5.2. Cooperation. The parties shall cooperate to draft all appropriate press releases and other public announcements relating to the subject matter of this agreement and the relationship between the parties.
5.3. No Unreasonable Delay. The parties will not unreasonably withhold or delay their consent to press releases or public announcements.

6. Indemnification
6.1. Indemnification by You. You (as an indemnifying party) shall indemnify 365 Mechanix Pty Ltd (as an indemnified party) against all losses and expenses in connection with any proceeding arising out of
(a) You’s use of the Software, and
(b) You’s unauthorized customization, modification, or other alterations to the Software, including claims that its customization, modification, or other alterations infringe a third party’s Intellectual Property rights,
6.2. Mutual Indemnification. Each party (as an indemnifying party) shall indemnify the other (as an indemnified party) against all losses in connection with any proceeding arising out of the indemnifying party’s willful misconduct or gross negligence.
6.3. Notice and Failure to Notify
(a) Notice Requirement. Before bringing a claim for indemnification, the indemnified party shall
(i) notify the indemnifying party of the indemnifiable proceeding, and
(ii) deliver to the indemnifying party all legal pleadings and other documents reasonably necessary to indemnify or defend the indemnifiable proceeding.
(b) Failure to Notify. If the indemnified party fails to notify the indemnifying party of the indemnifiable proceeding, the indemnifying will be relieved of its indemnification obligations to the extent it was prejudiced by the indemnified party’s failure.
6.4. Exclusive Remedy. The parties’ right to indemnification is the exclusive remedy available in connection with the indemnifiable proceedings described in this section INDEMNIFICATION.

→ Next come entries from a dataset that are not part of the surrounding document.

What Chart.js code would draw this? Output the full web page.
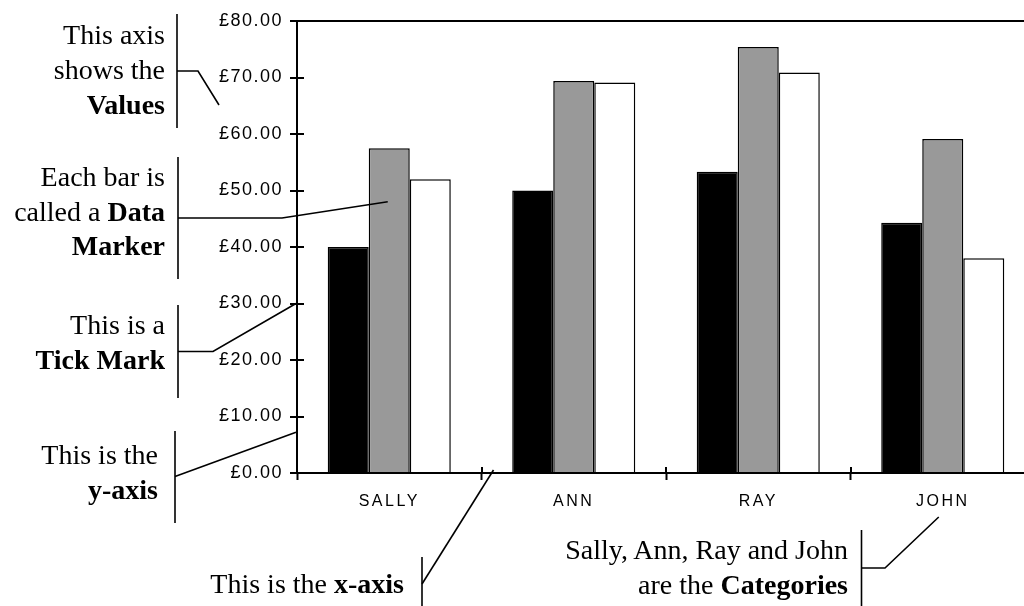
<!DOCTYPE html>
<html>
<head>
<meta charset="utf-8">
<title>Sales by person</title>
<script src="https://cdn.jsdelivr.net/npm/chart.js@4/dist/chart.umd.min.js"></script>
<style>
  html, body { margin: 0; padding: 0; background: #fff; overflow: hidden; width: 1024px; height: 606px; }
  #wrap { position: absolute; left: 0; top: 0; width: 1040px; height: 606px; }
  #wrap canvas { position: absolute; left: 0; top: 0; }
  .note {
    position: absolute;
    font-family: "Liberation Serif", "Times New Roman", serif;
    font-size: 28px;
    line-height: 34.7px;
    color: #000;
    text-align: right;
    white-space: nowrap;
    z-index: 2;
  }
  .note b { font-weight: bold; }
</style>
</head>
<body>
<div id="wrap"><canvas id="c" width="1040" height="606"></canvas></div>

<div class="note" style="right:859px; top:18.2px">This axis<br>shows the<br><b>Values</b></div>
<div class="note" style="right:859px; top:159.9px">Each bar is<br>called a <b>Data</b><br><b>Marker</b></div>
<div class="note" style="right:859px; top:308.2px">This is a<br><b>Tick Mark</b></div>
<div class="note" style="right:866px; top:438.2px">This is the<br><b>y-axis</b></div>
<div class="note" style="right:620px; top:566.5px">This is the <b>x-axis</b></div>
<div class="note" style="right:176px; top:533.2px">Sally, Ann, Ray and John<br>are the <b>Categories</b></div>

<script>
// Categories and the three series of amounts (pounds)
const categories = ['SALLY', 'ANN', 'RAY', 'JOHN'];
const blackSeries = [40, 50, 53.3, 44.3];
const greySeries  = [57.5, 69.4, 75.4, 59.1];
const whiteSeries = [52, 69.1, 70.9, 38];
const valueTicks  = [0, 10, 20, 30, 40, 50, 60, 70, 80];

const INK = '#000';

// Wider letter spacing for the axis labels: y labels are drawn before the
// bars, the category labels (ticks z = 1) after them.
const labelSpacing = {
  id: 'labelSpacing',
  beforeDraw(chart) { chart.ctx.letterSpacing = '1.5px'; },
  beforeDatasetsDraw(chart) { chart.ctx.letterSpacing = '2.5px'; },
  afterDraw(chart) { chart.ctx.letterSpacing = '0px'; }
};

// Tick marks that cross the axis line: the outer half comes from the grid
// options, this adds the half inside the plot.
const crossTicks = {
  id: 'crossTicks',
  afterDatasetsDraw(chart) {
    const { ctx, chartArea, scales } = chart;
    const x = scales.x, y = scales.y;
    ctx.save();
    ctx.strokeStyle = INK;
    ctx.lineWidth = 2;
    ctx.beginPath();
    y.ticks.forEach((t, i) => {
      const py = Math.round(y.getPixelForTick(i));
      ctx.moveTo(chartArea.left, py);
      ctx.lineTo(chartArea.left + 7, py);
    });
    for (let i = 1; i <= categories.length; i++) {
      const px = Math.round(x.getPixelForValue(i - 0.5));
      ctx.moveTo(px, chartArea.bottom);
      ctx.lineTo(px, chartArea.bottom - 6);
    }
    ctx.stroke();
    ctx.restore();
  }
};

// Brackets and leader lines of the explanatory notes
const noteLines = {
  id: 'noteLines',
  afterDraw(chart) {
    const { ctx, chartArea, scales } = chart;
    const x = scales.x, y = scales.y;
    const bar = chart.getDatasetMeta(1).data[0];
    const paths = [
      // Values
      [[177, 14], [177, 128]],
      [[177, 71], [198, 71], [219, 105]],
      // Data Marker
      [[178, 157], [178, 279]],
      [[178, 218], [282, 218], [bar.x - 1.5, y.getPixelForValue(48)]],
      // Tick Mark
      [[178, 305], [178, 398]],
      [[178, 351.5], [213, 351.5], [chartArea.left - 1, y.getPixelForValue(30)]],
      // y-axis
      [[175, 431], [175, 523]],
      [[175, 476.5], [chartArea.left - 1, y.getPixelForValue(7.2)]],
      // x-axis
      [[422, 557], [422, 606]],
      [[422, 584], [x.getPixelForValue(0.5) + 12, chartArea.bottom - 3]],
      // Categories
      [[861.5, 530], [861.5, 606]],
      [[861.5, 568], [885, 568], [x.getPixelForValue(3) - 4, 517]]
    ];
    ctx.save();
    ctx.strokeStyle = INK;
    ctx.lineWidth = 1.6;
    ctx.lineJoin = 'miter';
    paths.forEach(p => {
      ctx.beginPath();
      ctx.moveTo(p[0][0], p[0][1]);
      for (let i = 1; i < p.length; i++) ctx.lineTo(p[i][0], p[i][1]);
      ctx.stroke();
    });
    ctx.restore();
  }
};

new Chart(document.getElementById('c'), {
  type: 'bar',
  data: {
    labels: categories,
    datasets: [
      { label: 'Series 1', data: blackSeries, backgroundColor: '#000000', borderColor: INK, borderWidth: 1.5 },
      { label: 'Series 2', data: greySeries,  backgroundColor: '#999999', borderColor: INK, borderWidth: 1.5 },
      { label: 'Series 3', data: whiteSeries, backgroundColor: '#ffffff', borderColor: INK, borderWidth: 1.5 }
    ]
  },
  options: {
    responsive: false,
    animation: false,
    events: [],
    categoryPercentage: 0.667,
    barPercentage: 1.0,
    layout: { padding: { left: 0, top: 21, right: 5, bottom: 0 } },
    plugins: {
      legend: { display: false },
      tooltip: { enabled: false }
    },
    scales: {
      x: {
        offset: true,
        grid: {
          offset: true,
          drawOnChartArea: false,
          color: INK,
          tickColor: INK,
          tickLength: 7,
          tickWidth: 2
        },
        border: { display: true, color: INK, width: 2 },
        ticks: {
          color: INK,
          font: { family: '"Liberation Sans", Arial, sans-serif', size: 16 },
          padding: 12,
          maxRotation: 0,
          autoSkip: false,
          z: 1
        },
        afterFit(scale) { scale.height = 133; }
      },
      y: {
        min: 0,
        max: 80,
        afterBuildTicks(scale) { scale.ticks = valueTicks.map(v => ({ value: v })); },
        grid: {
          drawOnChartArea: true,
          color: ctx => (ctx.tick && ctx.tick.value === 80 ? INK : 'rgba(0,0,0,0)'),
          lineWidth: 2,
          tickColor: INK,
          tickLength: 7,
          tickWidth: 2
        },
        border: { display: true, color: INK, width: 2 },
        ticks: {
          color: INK,
          font: { family: '"Liberation Sans", Arial, sans-serif', size: 18 },
          padding: 7,
          callback: v => '£' + Number(v).toFixed(2)
        },
        afterFit(scale) { scale.width = 297; }
      }
    }
  },
  plugins: [labelSpacing, crossTicks, noteLines]
});
</script>
</body>
</html>
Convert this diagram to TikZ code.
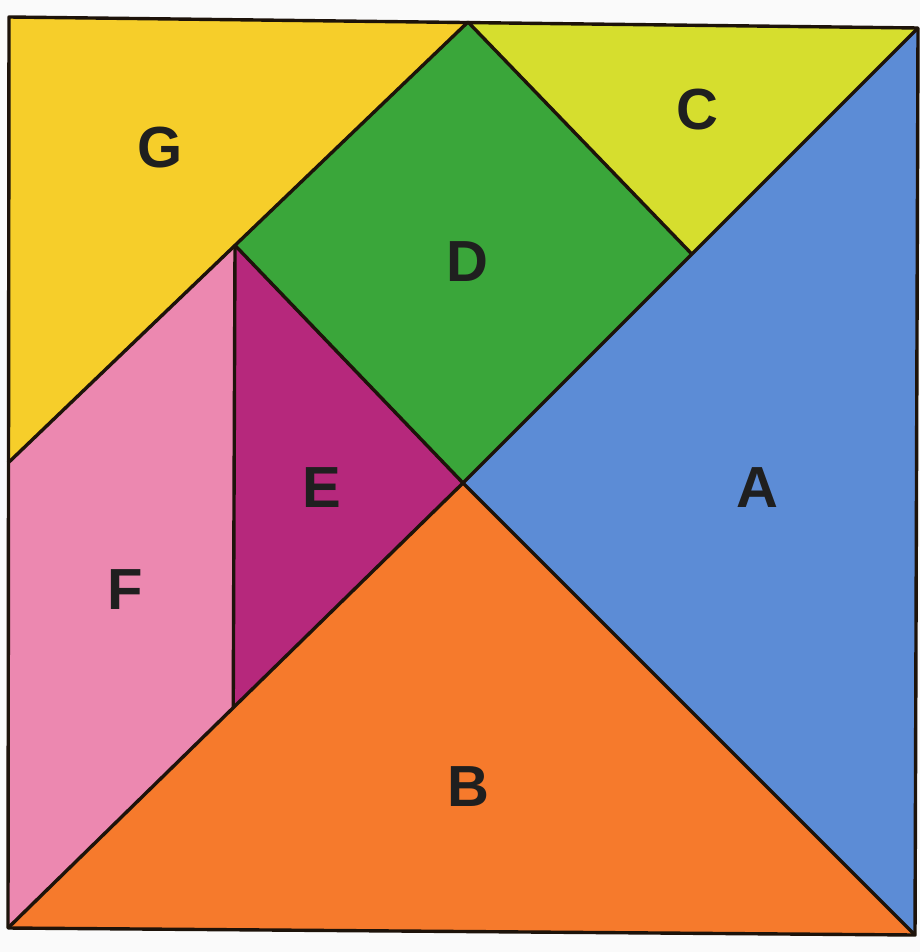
\documentclass[tikz,border=0pt]{standalone}
\usetikzlibrary{calc}
\usepackage{fontspec}
\setmainfont{Liberation Sans}
\begin{document}
\begin{tikzpicture}[x=1pt,y=-1pt,
  piece/.style={draw=black!85!brown, line width=3.4pt, line join=round},
  lbl/.style={font=\fontsize{58}{62}\selectfont\bfseries, text=black!88}]
\definecolor{cG}{RGB}{246,206,42}
\definecolor{cC}{RGB}{214,222,46}
\definecolor{cD}{RGB}{58,166,58}
\definecolor{cA}{RGB}{92,140,214}
\definecolor{cE}{RGB}{182,40,124}
\definecolor{cF}{RGB}{236,136,176}
\definecolor{cB}{RGB}{246,122,44}
\useasboundingbox (0,0) rectangle (920,952);
\fill[white!96!gray] (0,0) rectangle (920,952);
\coordinate (TL) at (9,17);
\coordinate (DT) at (468,22);
\coordinate (TR) at (918,28);
\coordinate (O) at (463,483);
\coordinate (CV) at ($(TR)!0.497!(O)$);
\coordinate (L) at (8,463);
\coordinate (ET) at ($(L)!0.4935!(DT)$);
\coordinate (BL) at (8,928);
\coordinate (BR) at (915,935);
\coordinate (EB) at ($(O)!0.505!(BL)$);
\fill[cG] (TL) -- (DT) -- (ET) -- (L) -- cycle;
\fill[cC] (DT) -- (TR) -- (CV) -- cycle;
\fill[cD] (DT) -- (CV) -- (O) -- (ET) -- cycle;
\fill[cA] (TR) -- (BR) -- (O) -- cycle;
\fill[cB] (BL) -- (BR) -- (O) -- cycle;
\fill[cE] (ET) -- (O) -- (EB) -- cycle;
\fill[cF] (L) -- (ET) -- (EB) -- (BL) -- cycle;
\draw[piece] (TL) -- (TR) -- (BR) -- (BL) -- cycle;
\draw[piece] (L) -- (DT) -- (CV);
\draw[piece] (TR) -- (O) -- (BL);
\draw[piece] (ET) -- (O) -- (BR);
\draw[piece] (ET) -- (EB);
\node[lbl] (g) at (160,148) {G};
\node[lbl] (c) at (697,110) {C};
\node[lbl] (d) at (467,262) {D};
\node[lbl] (e) at (322,488) {E};
\node[lbl] (a) at (757,488) {A};
\node[lbl] (f) at (125,590) {F};
\node[lbl] (b) at (468,787) {B};
\end{tikzpicture}
\end{document}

7. Limitation on Liability. Neither party will be liable for breach-of-contract damages that are remote or speculative, or that the breaching party could not reasonably have foreseen on entry into this agreement.

8. General Provisions
8.1. Waiver
(a) Affirmative Waivers. Neither party’s failure or neglect to enforce any rights under this agreement will be deemed to be a waiver of that party’s rights.
(b) Written Waivers. A waiver or extension is only effective if it is in writing and signed by the party granting it.
(c) No General Waivers. A party’s failure or neglect to enforce any of its rights under this agreement will not be deemed to be a waiver of that or any other of its rights.
(d) No Course of Dealing. No single or partial exercise of any right or remedy will preclude any other or further exercise of any right or remedy.